Rédigé par : Jean-Marie Perret | 25 mai 2006 à 14:10
"Combien plus belle serait la Joconde, si nul ne pouvait la voir! Et si quelqu'un venait la voler et la brûler, quel artiste ce serait, un artiste bien plus grand que celui qui l'a peinte !"
Fernando Pessoa, Le Livre de l'intranquillité, Christian Bourgois éditeur, 1999, p. 328
Rédigé par : Angèle Paoli | 25 mai 2006 à 20:37
A.P à J.M.P ; J.J.D ; C.L
Doctes seigneurs
Qui de moy desbatez
Oncques jamais
Plus brillants que ce jour
fûtes vous
qui sur mes terres
êtes si losangiés
si suis-je moy
par vos jeux honorée
Ce dois-je à vous
haultement remercier
Rédigé par : Angèle | 25 mai 2006 à 21:21
Flap ... l'oiseau se pose et puis dépose ...
*
Si j’étais une femme …
Délicate et subtile
De mes mains si agiles
Je grifferais ta peau
Douceur de menthe amère
Je serais passagère
Et sans te dire un mot
Je mènerai tes choix
De toi au fond de moi
De plaisirs alanguis
Rougissante et futile
Aux escarpins habiles
Dans mes yeux infinis
Je serais là sans être
Engagée de peut-être
De doutes et de maux
Si j’étais une femme
Je plongerais mon âme
A l’essence d’aimer
Je perdrais mon vulgaire
Des larmes salutaires
S’épancheraient en flot
Et le regard des hommes
Glisserait sur mes formes
Papillons aveuglés
Je jouerais de mes charmes
Te laissant à tes armes
Rêveuse et spontanée
*
busard
Rédigé par : busard | 30 mai 2006 à 15:46
Bel et talentueux hommage à Maurice Scève que ces "regrets" élégiaques : "Si j'étais une femme...". Maurice Scève et ses habiles compères ont tout de même réussi ce tour de force de le devenir pendant plus de quatre siècles. A cet égard, je renvoie au "smash" percutant d'Eli dans "L'habit ne fait pas Labé" (Du">http://elizabethflory.blogs.com/weblog/2006/05/lhabit_ne_fait_.html">Du coq à l'âne) : "Louise Labé, icône crypto-lesbienne devient transgenre ! So queer !" Un nouveau débat - très tendance - est ouvert...

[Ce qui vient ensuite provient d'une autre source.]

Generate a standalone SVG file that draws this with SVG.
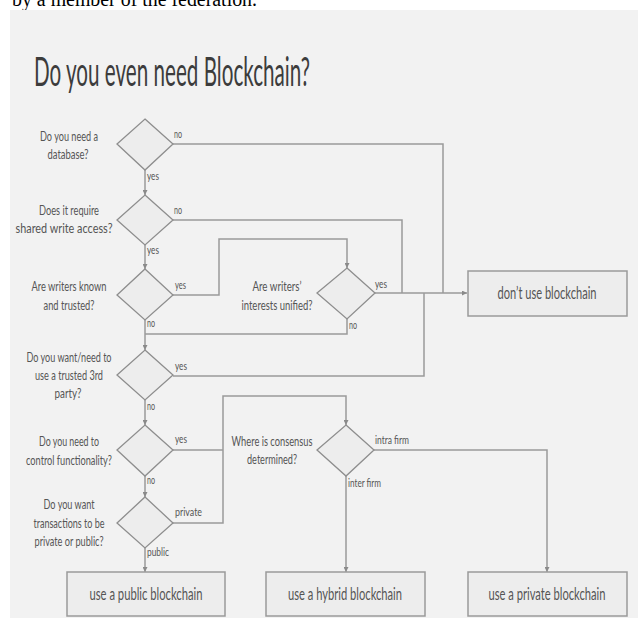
<svg xmlns="http://www.w3.org/2000/svg" width="638" height="619" viewBox="0 0 638 619">
<defs>
<marker id="arr" viewBox="0 0 8 8" refX="8" refY="4" markerWidth="5" markerHeight="5" orient="auto" markerUnits="userSpaceOnUse">
<path d="M0,0 L8,4 L0,8 z" fill="#8a8a8a"/>
</marker>
<style>
.q{font-family:Lato,"Open Sans",sans-serif;font-size:13.5px;fill:#555;text-anchor:middle}
.l{font-family:Lato,"Open Sans",sans-serif;font-size:11px;fill:#555}
.b{font-family:Lato,"Open Sans",sans-serif;font-size:17px;fill:#555;text-anchor:middle}
.d{fill:#ededed;stroke:#8e8e8e;stroke-width:1.3}
.r{fill:#ededed;stroke:#9a9a9a;stroke-width:1.5}
.c{fill:none;stroke:#9a9a9a;stroke-width:1.5}
.a{fill:none;stroke:#9a9a9a;stroke-width:1.5;marker-end:url(#arr)}
</style>
</defs>
<rect width="638" height="619" fill="#ffffff"/>
<text x="12" y="6" font-family="Liberation Serif,serif" font-size="20" fill="#000" textLength="245" lengthAdjust="spacingAndGlyphs">by a member of the federation.</text>
<rect x="10" y="10" width="628" height="608" fill="#f2f2f2"/>
<text id="title" x="34" y="86" font-family="Lato,'Open Sans',sans-serif" font-size="40" fill="#3c3c3c" textLength="276" lengthAdjust="spacingAndGlyphs">Do you even need Blockchain?</text>

<g id="connectors">
<path class="a" d="M145,170 V195"/>
<path class="a" d="M145,245 V269"/>
<path class="a" d="M145,320 V350"/>
<path class="a" d="M145,400 V425"/>
<path class="a" d="M145,476 V497"/>
<path class="a" d="M145,548 V572"/>
<path class="c" d="M173,144 H443 V293"/>
<path class="c" d="M173,220 H402 V293"/>
<path class="a" d="M375,293 H467"/>
<path class="c" d="M173,376 H424 V293"/>
<path class="a" d="M173,295 H219 V239 H347 V268"/>
<path class="c" d="M347,319 V334 H145"/>
<path class="c" d="M173,450 H223"/>
<path class="a" d="M173,523 H223 V396 H346 V425"/>
<path class="a" d="M374,450 H547 V572"/>
<path class="a" d="M346,476 V572"/>
</g>

<g id="q1">
<path class="d" d="M145,119 L173,144 L145,170 L117,144 z"/>
<text class="q" x="69" y="141" textLength="58" lengthAdjust="spacingAndGlyphs">Do you need a</text>
<text class="q" x="68" y="159" textLength="41" lengthAdjust="spacingAndGlyphs">database?</text>
<text class="l" x="174" y="138" textLength="8" lengthAdjust="spacingAndGlyphs">no</text>
<text class="l" x="147" y="180" textLength="12" lengthAdjust="spacingAndGlyphs">yes</text>
</g>
<g id="q2">
<path class="d" d="M145,195 L173,220 L145,245 L117,220 z"/>
<text class="q" x="69" y="215" textLength="60" lengthAdjust="spacingAndGlyphs">Does it require</text>
<text class="q" x="64" y="233" textLength="97" lengthAdjust="spacingAndGlyphs">shared write access?</text>
<text class="l" x="174" y="214" textLength="8" lengthAdjust="spacingAndGlyphs">no</text>
<text class="l" x="147" y="254" textLength="12" lengthAdjust="spacingAndGlyphs">yes</text>
</g>
<g id="q3">
<path class="d" d="M145,269 L173,295 L145,320 L117,295 z"/>
<text class="q" x="69" y="291" textLength="75" lengthAdjust="spacingAndGlyphs">Are writers known</text>
<text class="q" x="69" y="310" textLength="51" lengthAdjust="spacingAndGlyphs">and trusted?</text>
<text class="l" x="175" y="289" textLength="11" lengthAdjust="spacingAndGlyphs">yes</text>
<text class="l" x="147" y="327" textLength="8" lengthAdjust="spacingAndGlyphs">no</text>
</g>
<g id="q4">
<path class="d" d="M347,268 L375,293 L347,319 L317,293 z"/>
<text class="q" x="277" y="291" textLength="49" lengthAdjust="spacingAndGlyphs">Are writers’</text>
<text class="q" x="277" y="310" textLength="71" lengthAdjust="spacingAndGlyphs">interests unified?</text>
<text class="l" x="375" y="288" textLength="12" lengthAdjust="spacingAndGlyphs">yes</text>
<text class="l" x="349" y="329" textLength="8" lengthAdjust="spacingAndGlyphs">no</text>
</g>
<g id="q5">
<path class="d" d="M145,350 L173,375 L145,400 L117,375 z"/>
<text class="q" x="69" y="362" textLength="85" lengthAdjust="spacingAndGlyphs">Do you want/need to</text>
<text class="q" x="69" y="380" textLength="68" lengthAdjust="spacingAndGlyphs">use a trusted 3rd</text>
<text class="q" x="68" y="398" textLength="27" lengthAdjust="spacingAndGlyphs">party?</text>
<text class="l" x="175" y="370" textLength="12" lengthAdjust="spacingAndGlyphs">yes</text>
<text class="l" x="147" y="410" textLength="8" lengthAdjust="spacingAndGlyphs">no</text>
</g>
<g id="q6">
<path class="d" d="M145,425 L173,450 L145,476 L117,450 z"/>
<text class="q" x="69" y="446" textLength="60" lengthAdjust="spacingAndGlyphs">Do you need to</text>
<text class="q" x="69" y="465" textLength="86" lengthAdjust="spacingAndGlyphs">control functionality?</text>
<text class="l" x="175" y="443" textLength="12" lengthAdjust="spacingAndGlyphs">yes</text>
<text class="l" x="147" y="484" textLength="8" lengthAdjust="spacingAndGlyphs">no</text>
</g>
<g id="q7">
<path class="d" d="M346,425 L374,450 L346,476 L317,450 z"/>
<text class="q" x="272" y="446" textLength="81" lengthAdjust="spacingAndGlyphs">Where is consensus</text>
<text class="q" x="272" y="464" textLength="50" lengthAdjust="spacingAndGlyphs">determined?</text>
<text class="l" x="375" y="444" textLength="34" lengthAdjust="spacingAndGlyphs">intra firm</text>
<text class="l" x="348" y="487" textLength="33" lengthAdjust="spacingAndGlyphs">inter firm</text>
</g>
<g id="q8">
<path class="d" d="M145,497 L173,523 L145,548 L117,523 z"/>
<text class="q" x="69" y="509" textLength="51" lengthAdjust="spacingAndGlyphs">Do you want</text>
<text class="q" x="69" y="528" textLength="71" lengthAdjust="spacingAndGlyphs">transactions to be</text>
<text class="q" x="69" y="546" textLength="69" lengthAdjust="spacingAndGlyphs">private or public?</text>
<text class="l" x="175" y="516" textLength="27" lengthAdjust="spacingAndGlyphs">private</text>
<text class="l" x="147" y="556" textLength="22" lengthAdjust="spacingAndGlyphs">public</text>
</g>
<g id="dont">
<rect class="r" x="468" y="271" width="159" height="45"/>
<text class="b" x="547" y="299" textLength="99" lengthAdjust="spacingAndGlyphs">don’t use blockchain</text>
</g>
<g id="public">
<rect class="r" x="67" y="572" width="158" height="44"/>
<text class="b" x="146" y="600" textLength="113" lengthAdjust="spacingAndGlyphs">use a public blockchain</text>
</g>
<g id="hybrid">
<rect class="r" x="266" y="572" width="159" height="44"/>
<text class="b" x="345" y="600" textLength="114" lengthAdjust="spacingAndGlyphs">use a hybrid blockchain</text>
</g>
<g id="private">
<rect class="r" x="468" y="572" width="159" height="44"/>
<text class="b" x="547" y="600" textLength="117" lengthAdjust="spacingAndGlyphs">use a private blockchain</text>
</g>
</svg>
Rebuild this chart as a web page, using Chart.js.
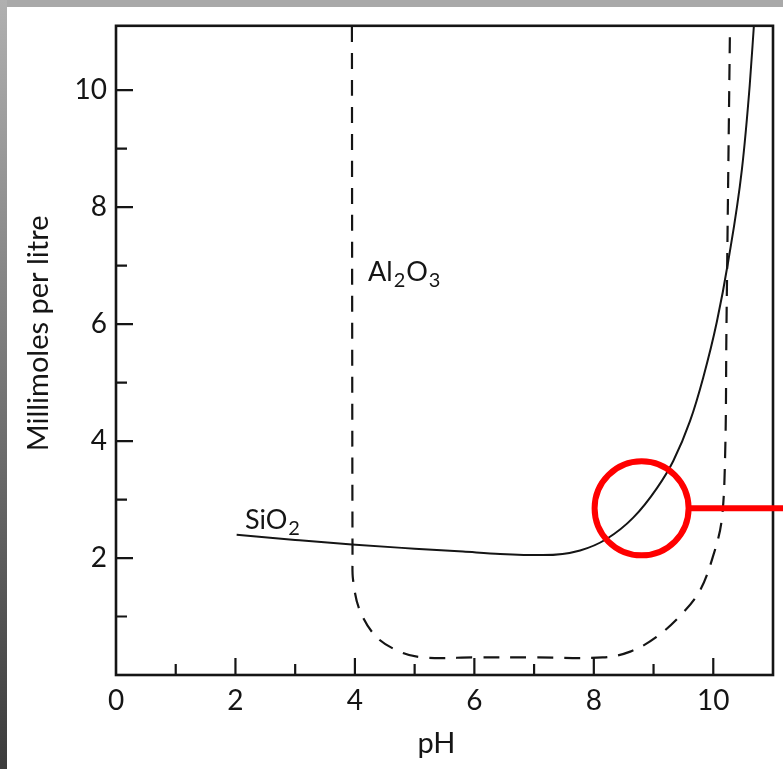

Rédigé par : Yves | 30 mai 2006 à 16:01
Flap ... merci Yves ... mais attention il ne s'agit nulllement de regrets ... juste une transposition métaphysique ... très difficile d'ailleurs à réaliser pour moi ... j'ai eu vraiment du mal à me mettre dans la peau délicate du personnage ... lol mdrrrrrrrrrrr ... c'est vrai koaaaaaaaa on ne se refait pas ... zozio on est ... zozio on reste ... quant à écrire sous un pseudo féminin why not ... j'écris bien sous un pseudo de rapace ... si l'habit ne fait pas le moine ... les ailes délient la plume !!!
busardement
Rédigé par : busard | 31 mai 2006 à 09:16
Ces incroyables révélations sur la transgenre Louise me font par certains côtés penser à Orlando de V. Woolf. Et puis, au risque d'avoir l'air terre à terre, je ne peux m'empêcher de m'interroger sur la vraie nature de la personne qui a séjourné en son temps dans le petit village de Parcieux (01), tout près de chez moi. Lequel village tire une gloire certaine, quoique locale, de cet épisode puisqu'il paraîtrait qu'il s'agissait de la Belle Cordière soi-même... Mais ça, c'était avant...
Rédigé par : Pascale | 31 mai 2006 à 11:41
Oui, j'avais compris (entre les lignes...), mon cher busard. Ces "Regrets", c'était plus une référence à un genre littéraire, dans la noble filiation de Du Bellay.